News 6: Racist or Generational? Teacher’s ‘cotton picking’ remark sparks community divide
by Briana Supardi
Fri, February 13, 2026 at 7:12 PM
BURNT HILLS, N.Y. (WRGB) — A controversial remark made by a substitute teacher to one of her students is now sparking broader community debate.
The comment was captured in the background of a student’s Chromebook video journal recorded during an eighth-grade class in the Burnt Hills-Ballston Lake Central School District on Wednesday.
In the clip, the substitute teacher can be heard in the background telling a Black student, “Keep your cotton-picking hands to yourself.”
District leaders said they were made aware of the incident and launched an investigation. The substitute teacher was removed from the district’s substitute roster.

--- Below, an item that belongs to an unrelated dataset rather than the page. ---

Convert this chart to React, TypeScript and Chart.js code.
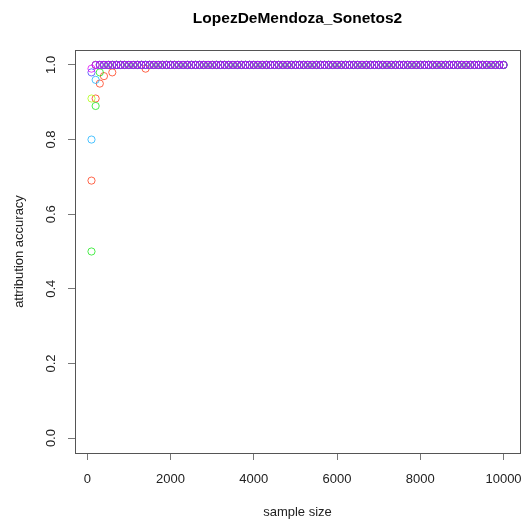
import React, { useEffect, useRef } from "react";
import { Chart, registerables } from "chart.js";

Chart.register(...registerables);

const chartTitle = "LopezDeMendoza_Sonetos2";
const xTitle = "sample size";
const yTitle = "attribution accuracy";

const xTicks = [0, 2000, 4000, 6000, 8000, 10000];
const yTicks = [0, 0.2, 0.4, 0.6, 0.8, 1.0];
const yTickLabels = ["0.0", "0.2", "0.4", "0.6", "0.8", "1.0"];

const sampleSizes = [
  100, 200, 300, 400, 500, 600, 700, 800, 900, 1000,
  1100, 1200, 1300, 1400, 1500, 1600, 1700, 1800, 1900, 2000,
  2100, 2200, 2300, 2400, 2500, 2600, 2700, 2800, 2900, 3000,
  3100, 3200, 3300, 3400, 3500, 3600, 3700, 3800, 3900, 4000,
  4100, 4200, 4300, 4400, 4500, 4600, 4700, 4800, 4900, 5000,
  5100, 5200, 5300, 5400, 5500, 5600, 5700, 5800, 5900, 6000,
  6100, 6200, 6300, 6400, 6500, 6600, 6700, 6800, 6900, 7000,
  7100, 7200, 7300, 7400, 7500, 7600, 7700, 7800, 7900, 8000,
  8100, 8200, 8300, 8400, 8500, 8600, 8700, 8800, 8900, 9000,
  9100, 9200, 9300, 9400, 9500, 9600, 9700, 9800, 9900, 10000,
];

const seriesRed = [
  0.69, 0.91, 0.95, 0.97, 1, 0.98, 1, 1, 1, 1, 1, 1, 1, 0.99, 1, 1, 1, 1, 1, 1,
  1, 1, 1, 1, 1, 1, 1, 1, 1, 1, 1, 1, 1, 1, 1, 1, 1, 1, 1, 1,
  1, 1, 1, 1, 1, 1, 1, 1, 1, 1, 1, 1, 1, 1, 1, 1, 1, 1, 1, 1,
  1, 1, 1, 1, 1, 1, 1, 1, 1, 1, 1, 1, 1, 1, 1, 1, 1, 1, 1, 1,
  1, 1, 1, 1, 1, 1, 1, 1, 1, 1, 1, 1, 1, 1, 1, 1, 1, 1, 1, 1,
];
const seriesYellow = [
  0.91, 1, 1, 1, 1, 1, 1, 1, 1, 1, 1, 1, 1, 1, 1, 1, 1, 1, 1, 1,
  1, 1, 1, 1, 1, 1, 1, 1, 1, 1, 1, 1, 1, 1, 1, 1, 1, 1, 1, 1,
  1, 1, 1, 1, 1, 1, 1, 1, 1, 1, 1, 1, 1, 1, 1, 1, 1, 1, 1, 1,
  1, 1, 1, 1, 1, 1, 1, 1, 1, 1, 1, 1, 1, 1, 1, 1, 1, 1, 1, 1,
  1, 1, 1, 1, 1, 1, 1, 1, 1, 1, 1, 1, 1, 1, 1, 1, 1, 1, 1, 1,
];
const seriesGreen = [
  0.5, 0.89, 0.98, 1, 1, 1, 1, 1, 1, 1, 1, 1, 1, 1, 1, 1, 1, 1, 1, 1,
  1, 1, 1, 1, 1, 1, 1, 1, 1, 1, 1, 1, 1, 1, 1, 1, 1, 1, 1, 1,
  1, 1, 1, 1, 1, 1, 1, 1, 1, 1, 1, 1, 1, 1, 1, 1, 1, 1, 1, 1,
  1, 1, 1, 1, 1, 1, 1, 1, 1, 1, 1, 1, 1, 1, 1, 1, 1, 1, 1, 1,
  1, 1, 1, 1, 1, 1, 1, 1, 1, 1, 1, 1, 1, 1, 1, 1, 1, 1, 1, 1,
];
const seriesCyan = [
  0.8, 0.96, 1, 1, 1, 1, 1, 1, 1, 1, 1, 1, 1, 1, 1, 1, 1, 1, 1, 1,
  1, 1, 1, 1, 1, 1, 1, 1, 1, 1, 1, 1, 1, 1, 1, 1, 1, 1, 1, 1,
  1, 1, 1, 1, 1, 1, 1, 1, 1, 1, 1, 1, 1, 1, 1, 1, 1, 1, 1, 1,
  1, 1, 1, 1, 1, 1, 1, 1, 1, 1, 1, 1, 1, 1, 1, 1, 1, 1, 1, 1,
  1, 1, 1, 1, 1, 1, 1, 1, 1, 1, 1, 1, 1, 1, 1, 1, 1, 1, 1, 1,
];
const seriesBlue = [
  0.98, 1, 1, 1, 1, 1, 1, 1, 1, 1, 1, 1, 1, 1, 1, 1, 1, 1, 1, 1,
  1, 1, 1, 1, 1, 1, 1, 1, 1, 1, 1, 1, 1, 1, 1, 1, 1, 1, 1, 1,
  1, 1, 1, 1, 1, 1, 1, 1, 1, 1, 1, 1, 1, 1, 1, 1, 1, 1, 1, 1,
  1, 1, 1, 1, 1, 1, 1, 1, 1, 1, 1, 1, 1, 1, 1, 1, 1, 1, 1, 1,
  1, 1, 1, 1, 1, 1, 1, 1, 1, 1, 1, 1, 1, 1, 1, 1, 1, 1, 1, 1,
];
const seriesMagenta = [
  0.99, 1, 1, 1, 1, 1, 1, 1, 1, 1, 1, 1, 1, 1, 1, 1, 1, 1, 1, 1,
  1, 1, 1, 1, 1, 1, 1, 1, 1, 1, 1, 1, 1, 1, 1, 1, 1, 1, 1, 1,
  1, 1, 1, 1, 1, 1, 1, 1, 1, 1, 1, 1, 1, 1, 1, 1, 1, 1, 1, 1,
  1, 1, 1, 1, 1, 1, 1, 1, 1, 1, 1, 1, 1, 1, 1, 1, 1, 1, 1, 1,
  1, 1, 1, 1, 1, 1, 1, 1, 1, 1, 1, 1, 1, 1, 1, 1, 1, 1, 1, 1,
];

const seriesList = [
  { values: seriesRed, color: "rgba(255,40,0,0.7)" },
  { values: seriesYellow, color: "rgba(170,255,0,0.75)" },
  { values: seriesGreen, color: "rgba(0,230,0,0.7)" },
  { values: seriesCyan, color: "rgba(0,170,255,0.7)" },
  { values: seriesBlue, color: "rgba(50,50,255,0.7)" },
  { values: seriesMagenta, color: "rgba(225,0,245,0.75)" },
];

const FONT = "'Liberation Sans', Arial, Helvetica, sans-serif";

export default function App() {
  const ref = useRef<HTMLCanvasElement | null>(null);

  useEffect(() => {
    if (!ref.current) return;

    const framePlugin = {
      id: "rframe",
      afterDraw(chart: any) {
        const { ctx, chartArea } = chart;
        const y = chart.scales.y;
        ctx.save();
        ctx.strokeStyle = "#555";
        ctx.lineWidth = 1;
        ctx.strokeRect(
          Math.round(chartArea.left) + 0.5,
          Math.round(chartArea.top) + 0.5,
          Math.round(chartArea.right - chartArea.left),
          Math.round(chartArea.bottom - chartArea.top)
        );
        ctx.fillStyle = "#222";
        ctx.font = `13px ${FONT}`;
        ctx.textAlign = "center";
        ctx.textBaseline = "middle";
        yTicks.forEach((v, i) => {
          const py = y.getPixelForValue(v);
          ctx.save();
          ctx.translate(51, py);
          ctx.rotate(-Math.PI / 2);
          ctx.fillText(yTickLabels[i], 0, 0);
          ctx.restore();
        });
        ctx.save();
        ctx.translate(19, (chartArea.top + chartArea.bottom) / 2);
        ctx.rotate(-Math.PI / 2);
        ctx.fillText(yTitle, 0, 0);
        ctx.restore();
        ctx.font = `bold 15.5px ${FONT}`;
        ctx.fillStyle = "#000";
        ctx.fillText(chartTitle, (chartArea.left + chartArea.right) / 2, 19);
        ctx.restore();
      },
    };

    const chart = new Chart(ref.current, {
      type: "scatter",
      data: {
        datasets: seriesList.map((s, k) => ({
          label: `s${k}`,
          data: sampleSizes.map((x, i) => ({ x, y: s.values[i] })),
          borderColor: s.color,
          backgroundColor: "rgba(0,0,0,0)",
          pointStyle: "circle",
          pointRadius: 3.6,
          pointBorderWidth: 1,
          showLine: false,
          order: seriesList.length - k,
        })),
      },
      options: {
        responsive: false,
        animation: false,
        events: [],
        layout: { padding: { left: 0, right: 12, top: 50, bottom: 0 } },
        plugins: {
          legend: { display: false },
          title: { display: false },
          tooltip: { enabled: false },
        },
        scales: {
          x: {
            type: "linear",
            min: -296,
            max: 10396,
            afterBuildTicks: (scale: any) => {
              scale.ticks = xTicks.map((v) => ({ value: v }));
            },
            afterFit: (scale: any) => {
              scale.height = 67;
              scale.paddingLeft = 0;
              scale.paddingRight = 0;
            },
            ticks: {
              color: "#222",
              font: { family: FONT, size: 13 },
              padding: 12,
              maxRotation: 0,
              autoSkip: false,
              callback: (v: any) => String(v),
            },
            grid: {
              drawOnChartArea: false,
              drawTicks: true,
              tickLength: 7,
              color: "#777",
            },
            border: { display: false },
            title: {
              display: true,
              text: xTitle,
              color: "#222",
              font: { family: FONT, size: 13 },
              padding: { top: 0, bottom: 0 },
            },
          },
          y: {
            type: "linear",
            min: -0.04,
            max: 1.04,
            afterBuildTicks: (scale: any) => {
              scale.ticks = yTicks.map((v) => ({ value: v }));
            },
            afterFit: (scale: any) => {
              scale.width = 75;
              scale.paddingTop = 0;
              scale.paddingBottom = 0;
            },
            ticks: {
              color: "rgba(0,0,0,0)",
              font: { family: FONT, size: 13 },
              padding: 4,
            },
            grid: {
              drawOnChartArea: false,
              drawTicks: true,
              tickLength: 7,
              color: "#777",
            },
            border: { display: false },
          },
        },
      },
      plugins: [framePlugin],
    });

    return () => chart.destroy();
  }, []);

  return (
    <div style={{ position: "absolute", left: 0, top: 0, width: 532, height: 520, background: "#fff" }}>
      <canvas ref={ref} width={532} height={520} />
    </div>
  );
}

In a statement, the district said it does not “accept or overlook racist comments or actions in any form” and reaffirmed its commitment to maintaining a culture of safety and mutual respect.
To better understand the origins of the phrase, CBS6 spoke with Lacey Wilson, a program manager at the Underground Railroad Education Center in Albany.
Wilson said the expression traces back to the literal act of picking cotton by hand in the American South — labor performed largely by enslaved Black Americans and later by Black laborers through systems such as sharecropping and debt peonage.
“We know that a majority of the cotton picked in this country was by Black hands,” Wilson said, noting that the practice extended into the 20th century.